Each line below must be set down exactly; omit any image you find.

→ **DATA SECTION**:
* * * * * * *

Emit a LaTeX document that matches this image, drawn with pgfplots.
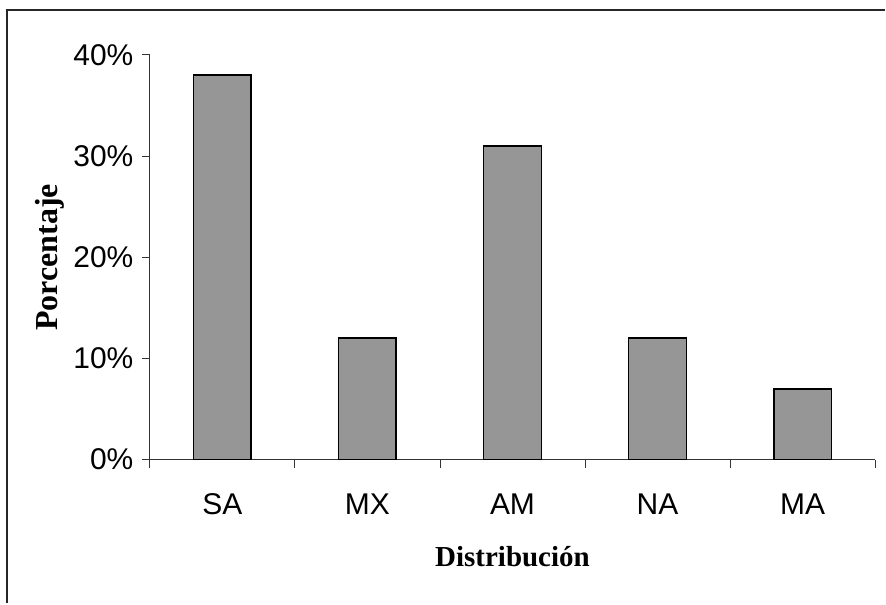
\documentclass[border=0pt]{standalone}
\usepackage{pgfplots}
\pgfplotsset{compat=1.18}
\usepackage{fontspec}
\setmainfont{Liberation Serif}
\newfontfamily\arial{Liberation Sans}
\definecolor{bargray}{HTML}{969696}

\begin{document}
\begin{tikzpicture}
% page size and outer frame (1px = 1pt)
\path (-150pt,-144pt) rectangle (736pt,460pt);
\draw[line width=1.8pt, black!85] (-143pt,-144pt) -- (-143pt,450pt) -- (736pt,450pt);
\begin{axis}[
  at={(0pt,0pt)}, anchor=south west,
  scale only axis, width=726pt, height=405pt,
  xmin=0, xmax=5, ymin=0, ymax=40,
  axis lines*=left,
  axis line style={line width=0.9pt, black!80},
  ytick={0,10,20,30,40},
  yticklabels={0\%,10\%,20\%,30\%,40\%},
  xtick={0.5,1.5,2.5,3.5,4.5},
  xticklabels={SA,MX,AM,NA,MA},
  minor xtick={0,1,2,3,4,5},
  tick align=outside,
  major tick length=8pt, minor tick length=8pt,
  major x tick style={draw=none},
  tick style={line width=0.9pt, black!80},
  tick label style={font=\arial\fontsize{30}{34}\selectfont},
  yticklabel style={xshift=-5pt},
  xticklabel style={yshift=-23pt},
  xlabel={Distribución}, ylabel={Porcentaje},
  xlabel style={font=\bfseries\fontsize{29}{33}\selectfont,
    at={(axis description cs:0.5,-0.2395)}, anchor=center},
  ylabel style={font=\bfseries\fontsize{32}{36}\selectfont,
    at={(axis description cs:-0.1377,0.5)}, anchor=center},
]
\addplot[ybar, bar width=58pt, fill=bargray, draw=black, line width=1.8pt]
  coordinates {(0.5,38) (1.5,12) (2.5,31) (3.5,12) (4.5,7)};
\end{axis}
\end{tikzpicture}
\end{document}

* * * * * * *

→ **WRITTEN ANSWER**:
Emit a LaTeX document that matches this image, drawn with pgfplots.
\documentclass[border=0pt]{standalone}
\usepackage{pgfplots}
\pgfplotsset{compat=1.18}
\usepackage{fontspec}
\setmainfont{Liberation Serif}
\newfontfamily\arial{Liberation Sans}
\definecolor{bargray}{HTML}{969696}

\begin{document}
\begin{tikzpicture}
% page size and outer frame (1px = 1pt)
\path (-150pt,-144pt) rectangle (736pt,460pt);
\draw[line width=1.8pt, black!85] (-143pt,-144pt) -- (-143pt,450pt) -- (736pt,450pt);
\begin{axis}[
  at={(0pt,0pt)}, anchor=south west,
  scale only axis, width=726pt, height=405pt,
  xmin=0, xmax=5, ymin=0, ymax=40,
  axis lines*=left,
  axis line style={line width=0.9pt, black!80},
  ytick={0,10,20,30,40},
  yticklabels={0\%,10\%,20\%,30\%,40\%},
  xtick={0.5,1.5,2.5,3.5,4.5},
  xticklabels={SA,MX,AM,NA,MA},
  minor xtick={0,1,2,3,4,5},
  tick align=outside,
  major tick length=8pt, minor tick length=8pt,
  major x tick style={draw=none},
  tick style={line width=0.9pt, black!80},
  tick label style={font=\arial\fontsize{30}{34}\selectfont},
  yticklabel style={xshift=-5pt},
  xticklabel style={yshift=-23pt},
  xlabel={Distribución}, ylabel={Porcentaje},
  xlabel style={font=\bfseries\fontsize{29}{33}\selectfont,
    at={(axis description cs:0.5,-0.2395)}, anchor=center},
  ylabel style={font=\bfseries\fontsize{32}{36}\selectfont,
    at={(axis description cs:-0.1377,0.5)}, anchor=center},
]
\addplot[ybar, bar width=58pt, fill=bargray, draw=black, line width=1.8pt]
  coordinates {(0.5,38) (1.5,12) (2.5,31) (3.5,12) (4.5,7)};
\end{axis}
\end{tikzpicture}
\end{document}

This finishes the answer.